Fake visitors: How bots are hijacking e-commerce

Automated bots are increasingly sophisticated in their methods of hijacking e-commerce sites, an industry insider has warned.

Speaking at the Internet Retailing Conference, Sean Bennett, director of consumer markets at cybersecurity firm Shape Security, warned that cyber criminals have become so effective at disguising automated bots as real shoppers that some 63 per cent of visits and impressions recorded by targeted sites are fake, rising to 93 per cent of log-ons.

Cybercriminals use bots to impersonate human shoppers in order to take over accounts, defraud customers and scrape data from the site to gain a financial and commercial advantage.

“The game has developed to such a point that this traffic is looking like real users,” he said, explaining that artificial intelligence means that ‘fake visitors’ are now able to mimic the online activity of a real shopper.

“We’re seeing key presses, we’re seeing mouse movements, we’re seeing human-like interaction and it’s very difficult with existing controls to identify that accurately and to make the right judgements.”
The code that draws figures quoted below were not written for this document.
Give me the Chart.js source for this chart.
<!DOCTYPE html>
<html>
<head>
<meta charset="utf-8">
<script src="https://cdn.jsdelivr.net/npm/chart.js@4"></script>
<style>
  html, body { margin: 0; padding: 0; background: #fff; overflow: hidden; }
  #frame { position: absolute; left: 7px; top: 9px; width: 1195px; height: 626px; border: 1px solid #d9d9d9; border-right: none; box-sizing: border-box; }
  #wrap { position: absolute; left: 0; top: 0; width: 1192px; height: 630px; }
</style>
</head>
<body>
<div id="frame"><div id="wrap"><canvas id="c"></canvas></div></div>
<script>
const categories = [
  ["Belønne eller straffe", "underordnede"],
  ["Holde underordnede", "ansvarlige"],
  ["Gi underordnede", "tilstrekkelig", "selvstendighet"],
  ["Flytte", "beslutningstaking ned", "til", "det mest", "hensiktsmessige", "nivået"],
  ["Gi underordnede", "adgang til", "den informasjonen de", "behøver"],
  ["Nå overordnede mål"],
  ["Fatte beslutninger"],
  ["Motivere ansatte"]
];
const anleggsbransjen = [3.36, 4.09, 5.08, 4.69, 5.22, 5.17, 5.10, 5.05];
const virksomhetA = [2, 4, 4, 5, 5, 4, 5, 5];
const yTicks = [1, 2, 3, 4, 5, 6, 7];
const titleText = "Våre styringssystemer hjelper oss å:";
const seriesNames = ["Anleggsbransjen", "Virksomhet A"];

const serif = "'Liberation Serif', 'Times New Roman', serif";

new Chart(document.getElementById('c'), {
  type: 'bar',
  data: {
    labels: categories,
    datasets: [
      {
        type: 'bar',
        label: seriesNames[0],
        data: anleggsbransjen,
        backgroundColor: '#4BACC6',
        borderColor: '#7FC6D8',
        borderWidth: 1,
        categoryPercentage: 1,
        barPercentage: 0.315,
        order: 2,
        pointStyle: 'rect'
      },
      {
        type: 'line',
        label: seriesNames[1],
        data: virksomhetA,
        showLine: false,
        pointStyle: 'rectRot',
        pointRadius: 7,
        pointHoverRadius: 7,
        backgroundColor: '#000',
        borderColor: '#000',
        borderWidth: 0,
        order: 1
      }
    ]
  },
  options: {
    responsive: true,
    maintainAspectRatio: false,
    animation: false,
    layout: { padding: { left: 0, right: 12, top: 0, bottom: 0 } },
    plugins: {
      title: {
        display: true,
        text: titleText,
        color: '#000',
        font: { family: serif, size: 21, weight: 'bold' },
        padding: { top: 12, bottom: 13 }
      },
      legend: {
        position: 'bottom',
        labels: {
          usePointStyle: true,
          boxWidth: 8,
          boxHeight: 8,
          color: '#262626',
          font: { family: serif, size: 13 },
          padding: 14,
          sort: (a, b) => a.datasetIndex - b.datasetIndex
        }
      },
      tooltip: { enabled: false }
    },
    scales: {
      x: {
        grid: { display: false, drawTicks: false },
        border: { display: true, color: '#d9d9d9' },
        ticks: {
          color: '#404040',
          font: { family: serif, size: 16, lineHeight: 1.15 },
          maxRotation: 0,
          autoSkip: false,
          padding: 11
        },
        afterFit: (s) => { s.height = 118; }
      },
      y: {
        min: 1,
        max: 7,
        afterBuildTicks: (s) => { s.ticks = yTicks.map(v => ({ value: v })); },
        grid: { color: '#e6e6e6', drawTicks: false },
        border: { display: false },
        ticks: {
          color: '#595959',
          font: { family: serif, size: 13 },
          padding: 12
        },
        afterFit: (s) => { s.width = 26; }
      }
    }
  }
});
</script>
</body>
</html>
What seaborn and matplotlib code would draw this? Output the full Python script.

While some bad actors may deploy fake visitors to scope out the analytics of a rival retailer or potential acquisition target, others may have more nefarious or fraudulent intentions.

Bennett explained: “The first key motive is around stealing data, getting in and grabbing pricing details, getting inventory numbers so they can maybe compete better, get some analysis on which retailer is best to invest in or which is potentially an acquisition target, or just purposefully to screw metrics, to get in and misdirect the marketing teams and the budget to a different area.”

Hackers are now able to scrape data and interfaces from entire website in order to set up zombie sites as part of a fraud, he said.

“Increasingly we’re seeing whole sites scraped and set up as a direct copy of the brand site in jurisdictions where the brand can’t directly operate. And that third party takes that customer relationship, and at that point you can’t control them, engage with them and at that point you lose the customer, not to mention the legal ramifications.”

Criminals taking over customer logins and stealing credit balances is also a “clear and present danger” from hackers, Bennett warned.

He also noted that automated bots can be trained on customer baskets in order to exhaust a retailer’s inventory, leading to website paralysis and stock levels drying up, with a potentially huge impact for customers and companies.

“In many retailers that we work with stock is held as soon as it’s in cart. So if the bad actors are accessing the sites and adding things in and they’re trying to check stock levels, what they will do is through many fake accounts that they’ve set up… they will try to push the business by seeing how many carts they can fill up before the inventory is exhausted.

“They use that data in many ways. Some to effectively extort the merchants in other ways just to collect data but it’s preventing real customers from buying.”